Questo è il sesto album del texano triste, Calvin Russell, l'uomo dal volto rugoso e scavato, l'uomo che la vita ha temprato duramente. Nato povero, sesto figlio di una coppia che, originariamente, lavorava come cuoco e cameriera in un ristorante, Calvin ha vissuto a lungo come un hobo vagando per il Texas: è finito in prigione nel 1985 ed ha pagato duramente una inutile leggerezza. La vita lo ha forgiato ed ha segnato il suo volto, ma il suo cuore, la sua anima hanno subito una profonda mutazione e, sul finire degli anni ottanta, ha cominciato a prendere sul serio la propria carriera di musicista.
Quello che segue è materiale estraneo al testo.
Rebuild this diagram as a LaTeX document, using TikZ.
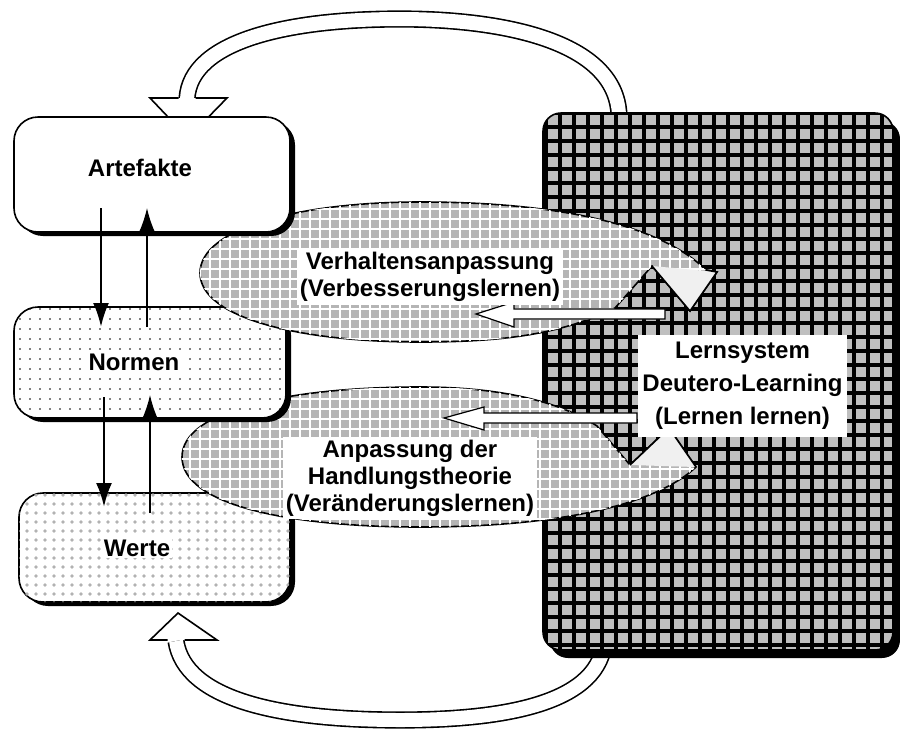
\documentclass[tikz,border=0pt]{standalone}
\usepackage{fontspec}
\setsansfont{Liberation Sans}
\usetikzlibrary{arrows.meta,patterns.meta,shadows}

\begin{document}
\begin{tikzpicture}[x=0.5pt,y=-0.5pt,
  txt/.style={font=\sffamily\bfseries\fontsize{12}{13.5}\selectfont,align=center,inner sep=0pt},
  box/.style={draw,line width=0.8pt,rounded corners=12pt,fill=white,inner sep=0pt},
  shade/.style={drop shadow={shadow xshift=2.5pt,shadow yshift=-2pt,fill=black,opacity=1}},
  loop/.style={line width=0.8pt,double=white,double distance=7pt},
  oval/.style={draw,line width=0.8pt,fill=gray!58,
    postaction={pattern={Hatch[distance=5pt,line width=0.8pt]},pattern color=white}},
  tip/.style={fill=gray!12},
  wharrow/.style={draw,line width=0.6pt,fill=white,line join=miter}]
\useasboundingbox (0,0) rectangle (900,729);
% feedback loops
\draw[loop] (619,115) .. controls (616,40) and (500,19) .. (400,19)
  .. controls (290,19) and (190,40) .. (187,99);
\draw[loop] (604,645) .. controls (595,705) and (500,720) .. (400,720)
  .. controls (280,720) and (185,700) .. (176,641);
% learning system
\node[box,rounded corners=9pt,minimum width=175pt,minimum height=268.5pt,fill=gray!50,
  postaction={pattern={Hatch[distance=7pt,line width=1.6pt]},pattern color=black},
  drop shadow={shadow xshift=3.5pt,shadow yshift=-4pt,fill=black,opacity=1}]
  (lern) at (718,381.5) {};
\fill[white] (150,98) -- (227,98) -- (188,138) -- cycle;
\draw[line width=0.8pt] (178.5,98) -- (150,98) -- (188,138) -- (227,98) -- (195.5,98);
\fill[white] (150,640) -- (217,640) -- (178,613) -- cycle;
\draw[line width=0.8pt] (167.5,640) -- (150,640) -- (178,613) -- (217,640) -- (184.5,640);
% Werte
\node[box,shade,minimum width=135.5pt,minimum height=54.5pt,
  postaction={pattern={Dots[distance=4.5pt,radius=0.9pt]},pattern color=gray!60}]
  (wert) at (154.5,547.5) {};
% lower oval
\draw[oval] (182,457) .. controls (182,410) and (290,387) .. (420,387)
  .. controls (510,387) and (565,405) .. (597,426) -- (630,465) -- (669,428) -- (696,467)
  .. controls (650,510) and (540,527) .. (420,527)
  .. controls (290,527) and (182,505) .. cycle;
\fill[tip] (630,465) -- (669,428) -- (696,467) -- cycle;
\draw[line width=0.8pt] (630,465) -- (669,428) -- (696,467);
% Normen
\node[box,shade,minimum width=136pt,minimum height=55.5pt,
  postaction={pattern={Dots[distance=5pt,radius=0.4pt]},pattern color=black}]
  (norm) at (150,362.5) {};
% upper oval
\draw[oval] (200,273) .. controls (200,228) and (300,202) .. (420,202)
  .. controls (560,202) and (660,225) .. (706,270) -- (717,272) -- (690,311) -- (652,266)
  -- (615,308) .. controls (560,335) and (500,342) .. (420,342)
  .. controls (300,342) and (200,318) .. cycle;
\fill[tip] (652,266) -- (717,272) -- (690,311) -- cycle;
\draw[line width=0.8pt] (706,270) -- (717,272) -- (690,311) -- (652,266);
% Artefakte
\node[box,shade,minimum width=138pt,minimum height=57.5pt] (art) at (152,174.5) {};
% labels
\node[txt,font=\sffamily\bfseries\fontsize{12}{16.5}\selectfont,fill=white,
  minimum width=104.5pt,minimum height=51pt] (lab) at (742.5,386)
  {Lernsystem\\Deutero-Learning\\(Lernen lernen)};
\draw[wharrow] (476,314) -- (514,302) -- (514,309) -- (665,309) -- (665,319)
  -- (514,319) -- (514,327) -- cycle;
\draw[wharrow] (444,418) -- (484,407) -- (484,413) -- (637,413) -- (637,423)
  -- (484,423) -- (484,430) -- cycle;
\node[txt] (artT) at (140,168) {Artefakte};
\node[txt,fill=white,inner sep=1pt] (normT) at (134,362) {Normen};
\node[txt,fill=white,inner sep=1pt] (wertT) at (137,548) {Werte};
\node[txt,fill=white,inner sep=1.5pt] (vaT) at (430,277)
  {Verhaltensanpassung\\(Verbesserungslernen)};
\node[txt,fill=white,inner sep=1.5pt] (ahT) at (410,478)
  {Anpassung der\\Handlungstheorie\\(Veränderungslernen)};
% arrows between the levels
\foreach \n/\x/\y in {a1/101/208,a2/101/327,a3/147/327,a4/147/208,
  b1/104/397,b2/104/507,b3/150/513,b4/150/395}
  \coordinate (\n) at (\x,\y);
\foreach \s/\e/\w in {a1/a2/1.3pt,a3/a4/0.7pt,b1/b2/1.3pt,b3/b4/0.7pt}
  \draw[-{Latex[length=12pt,width=8pt]},line width=\w] (\s) -- (\e);
\end{tikzpicture}
\end{document}
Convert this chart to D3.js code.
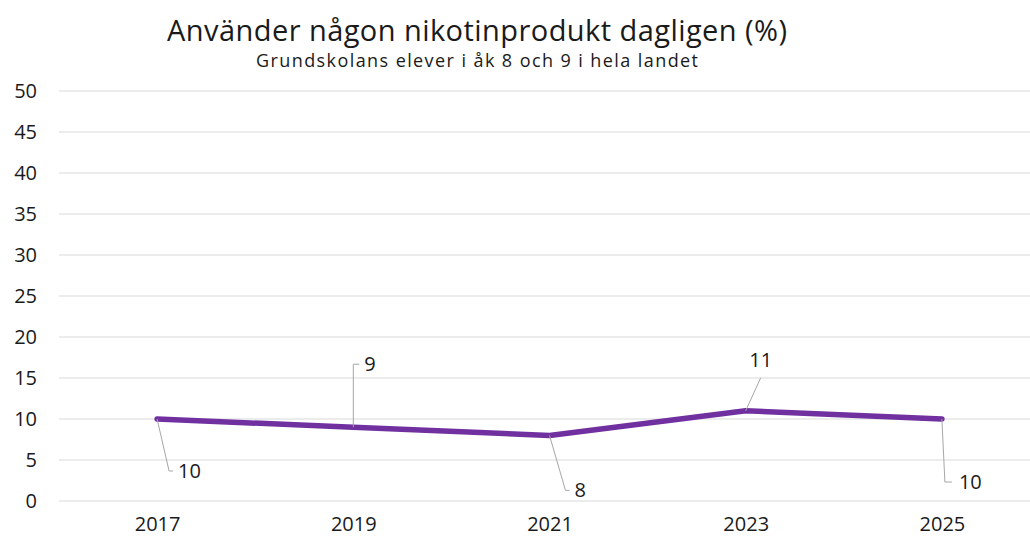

Oggi, a 49 anni, è diventato famoso in Francia, conosciuto in mezza Europa, ma rimane completamente sconosciuto in patria. I suoi dischi non sono mai stati editi oltre Atlantico. Ma in Francia il suo contratto è in mano alla Sony e, presto o tardi, giustizia sarà fatta. Patrick Mathe, il boss della defunta New Rose, lo ha scoperto ad Austin nel 1989 e lo ha messo immediamente sotto contratto. Da quel momento Calvin ha inciso cinque dischi: «A crack in time», un debutto di grande effetto, «Sounds from the fourth world», «Soldier» (prodotto dal pard di Ry Cooder, Jim Dickinson), «Le voyager» (registrato dal vivo) ed il recente, molto roccato, «Dream of the dog».
«Calvin Russell» lo vede tornare verso atmosfere più acustiche, pur non tralasciando la sua anima elettrica, di nuovo prodotto da Jim Dickinson. Dickinson, amico di lunga data di Ry Cooder, produttore e collaboratore di gente come Alex Chilton, Big Star, Albert King, Texas Tornados, Green on Red, Mojo Nixon, Joe «King» Carrasco, ha scelto la via della semplicità: infatti ha affiancato a Calvin pochi, ma grandi, musicisti. Chuck Prophet, ex Green on Red, si occupa delle chitarre, mentre la sezione ritmica regina degli studi Muscle Shoals, David Hood e Roger Hawkins provvede a basso e batteria.
Il suono è aspro e dolce al tempo stesso, desertico e avvolgente, sinuoso e tagliente: «Calvin Russell» è probabilmente il disco più bello del texano triste e merita, per l'ennesima volta, una segnalazione positiva. Ci sono diverse ballate dal tessuto acustico, un paio di grandi covers e, in tre canzoni, l'iniziazione al gospel di Russell, con un coro femminile dietro alla sua voce. Dickinson ha badato al sodo, non ci sono strumenti di troppo, solo quella voce arsa dal sole, la chitarra potente di Prophet e la ritmica rocciosa di Hood & Hawkins.